A kinetics study of diffusion-adsorption of antibiotics chloramphenicol, tinidazole, and ofloxacine, and anti-inflammatory agent piroxicam at MnO2/ErGO and AgNPs/MnO2/ErGO-modified glassy-carbon electrode

Abstract

A glassy carbon (GC) electrode was modified with MnO₂/GO and AgNPs/MnO₂/GO composite materials. After electrochemical reduction, the reduced MnO₂/ErGO and AgNPs/MnO₂/ErGO materials exhibited large electrochemical active surface areas of 0.079 cm² and 0.087 cm², respectively; the charge transfer resistance (R_ct) was relatively small, at 0.188 kΩ and 0.077 kΩ, respectively.

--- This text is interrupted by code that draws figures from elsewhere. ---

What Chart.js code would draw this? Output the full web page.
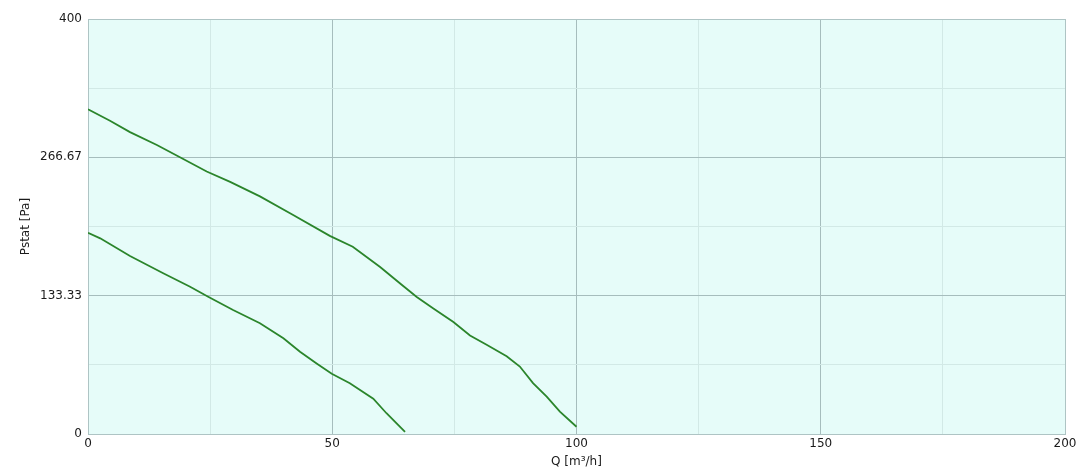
<!DOCTYPE html>
<html>
<head>
<meta charset="utf-8">
<script src="https://cdn.jsdelivr.net/npm/chart.js@4/dist/chart.umd.min.js"></script>
<style>
  html, body { margin: 0; padding: 0; background: #ffffff; }
  #wrap { width: 1077px; height: 473px; }
</style>
</head>
<body>
<div id="wrap"><canvas id="c" width="1077" height="473"></canvas></div>
<script>
// Fan curves: static pressure against air flow
const flowHigh = [0, 4.5, 8.6, 14.1, 19.5, 24.3, 29.1, 35.2, 42.0, 49.5, 54.2, 59.8, 63.9, 67.3, 70.7, 74.8, 78.2, 81.6, 85.7, 88.4, 91.1, 93.9, 96.6, 100];
const pressHigh = [313, 302, 291, 278.5, 265, 253, 243, 229, 211, 191, 180.5, 161, 145, 132, 121, 108, 95, 86, 75, 65, 49, 36, 21.5, 7];

const flowLow = [0, 2.5, 8.6, 15.4, 20.9, 24.6, 29.7, 35.2, 40.0, 43.4, 46.8, 49.9, 53.6, 58.4, 61.1, 64.9];
const pressLow = [194, 188.6, 171.6, 155, 142, 132.3, 119.5, 106.7, 92.2, 79.3, 68, 58, 49, 34, 20, 2];

// Axis grid positions and labels
const xTicks = [0, 25, 50, 75, 100, 125, 150, 175, 200];
const xLabels = ['0', '', '50', '', '100', '', '150', '', '200'];
const yTicks = [0, 400 / 6, 800 / 6, 200, 1600 / 6, 2000 / 6, 400];
const yLabels = ['0', '', '133.33', '', '266.67', '', '400'];

const toPoints = (xs, ys) => xs.map((x, i) => ({ x: x, y: ys[i] }));

const MAJOR = '#a6bdbd';
const MINOR = '#d2e9e6';
const EDGE = '#aec4c4';
const TEXT = '#1a1a1a';
const FONT = { family: 'DejaVu Sans', size: 12 };

const plotBackground = {
  id: 'plotBackground',
  beforeDraw(chart) {
    const { ctx, chartArea: a } = chart;
    ctx.save();
    ctx.fillStyle = '#e6fcf9';
    ctx.fillRect(a.left, a.top, a.right - a.left, a.bottom - a.top);
    ctx.restore();
  }
};

new Chart(document.getElementById('c'), {
  type: 'line',
  data: {
    datasets: [
      {
        data: toPoints(flowHigh, pressHigh),
        borderColor: '#2b852b',
        borderWidth: 1.8,
        pointRadius: 0,
        tension: 0,
        fill: false
      },
      {
        data: toPoints(flowLow, pressLow),
        borderColor: '#2b852b',
        borderWidth: 1.8,
        pointRadius: 0,
        tension: 0,
        fill: false
      }
    ]
  },
  options: {
    responsive: false,
    animation: false,
    layout: { padding: { left: 0, right: 12, top: 19, bottom: 0 } },
    plugins: { legend: { display: false }, tooltip: { enabled: false } },
    scales: {
      x: {
        type: 'linear',
        min: 0,
        max: 200,
        afterBuildTicks(scale) { scale.ticks = xTicks.map(v => ({ value: v })); },
        afterFit(scale) {
          scale.height = 39;
          scale.paddingRight = 0;
          scale.paddingLeft = 0;
        },
        ticks: {
          autoSkip: false,
          maxRotation: 0,
          padding: 3,
          color: TEXT,
          font: FONT,
          callback: (v, i) => xLabels[i]
        },
        grid: {
          drawTicks: false,
          color: ctx => {
            const v = ctx.tick.value;
            if (v === 0 || v === 200) return EDGE;
            return v % 50 === 0 ? MAJOR : MINOR;
          },
          lineWidth: 1
        },
        border: { display: true, color: EDGE, width: 1 },
        title: {
          display: true,
          text: 'Q [m³/h]',
          color: TEXT,
          font: FONT,
          padding: { top: 0, bottom: 4 }
        }
      },
      y: {
        type: 'linear',
        min: 0,
        max: 400,
        afterBuildTicks(scale) { scale.ticks = yTicks.map(v => ({ value: v })); },
        afterFit(scale) { scale.width = 88; },
        ticks: {
          autoSkip: false,
          padding: 6,
          color: TEXT,
          font: FONT,
          callback: (v, i) => yLabels[i]
        },
        grid: {
          drawTicks: false,
          color: ctx => {
            const i = ctx.index;
            if (i === 0 || i === yTicks.length - 1) return EDGE;
            return i % 2 === 0 ? MAJOR : MINOR;
          },
          lineWidth: 1
        },
        border: { display: true, color: EDGE, width: 1 },
        title: {
          display: true,
          text: 'Pstat [Pa]',
          color: TEXT,
          font: FONT,
          padding: { top: 19, bottom: 0 }
        }
      }
    }
  },
  plugins: [plotBackground]
});
</script>
</body>
</html>
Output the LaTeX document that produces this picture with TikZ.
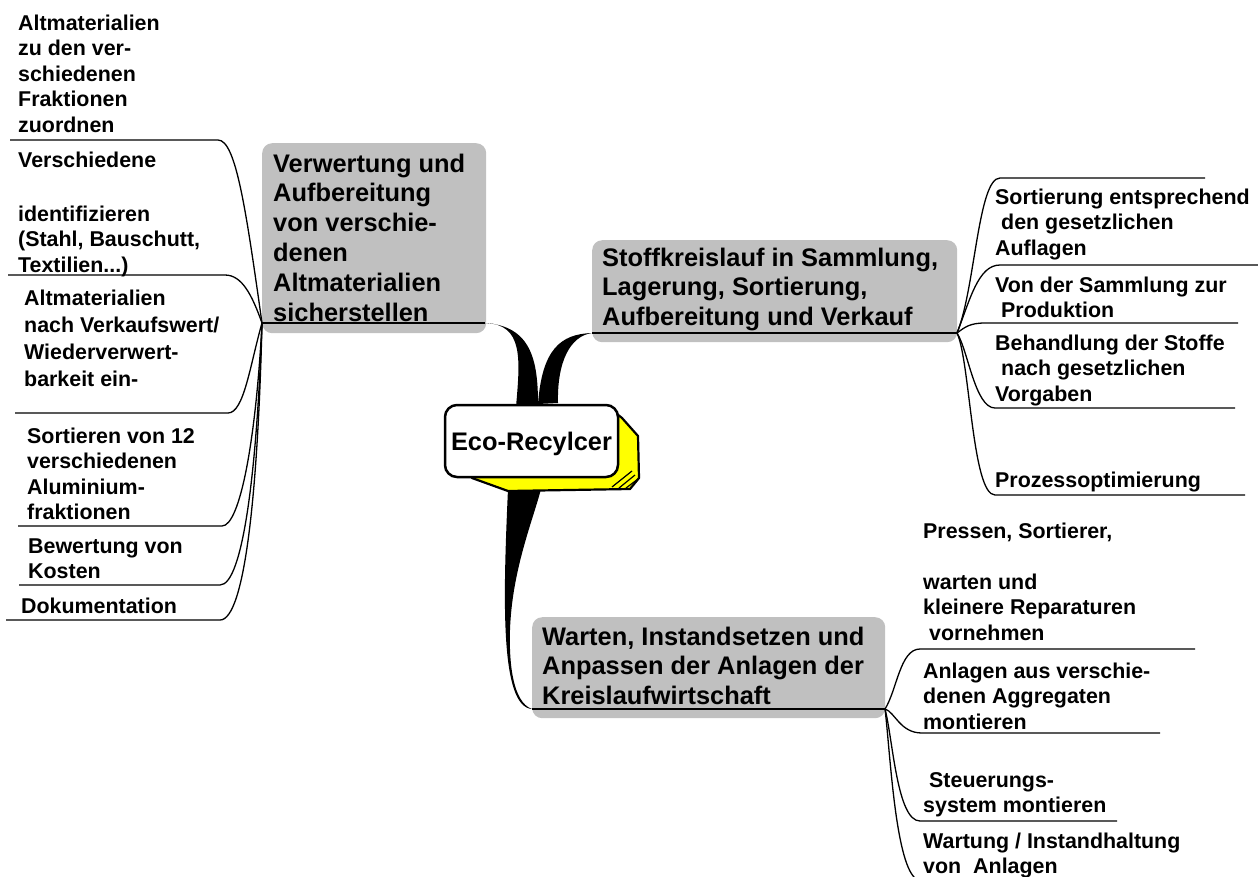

In this study, two antibiotics, namely chloramphenicol (CAP) and tinidazole (TNZ) were adsorbed onto the surface of MnO₂/ErGO-GCE, and the antibiotic ofloxacine (OFX) was adsorbed onto the surface of AgNPs/MnO₂/ErGO-GCE. The results show that the adsorption process took place within 3 minutes and followed a pseudo-second-order kinetic model with saturation adsorption capacities of 1,310.16, 1,873.41, and 1,140.93 mg.g^-1, respectively. For the anti-inflammatory drug piroxicam (PRX), the diffusion process across the solution – AgNPs/MnO₂/ErGO-GCE electrode interface was more dominant than the adsorption process, with the diffusion process occurring rapidly within less than 30 s. This study provides further insights into the mechanism of the diffusion-adsorption processes of antibiotics and anti-inflammatory agents on electrode-modified surfaces.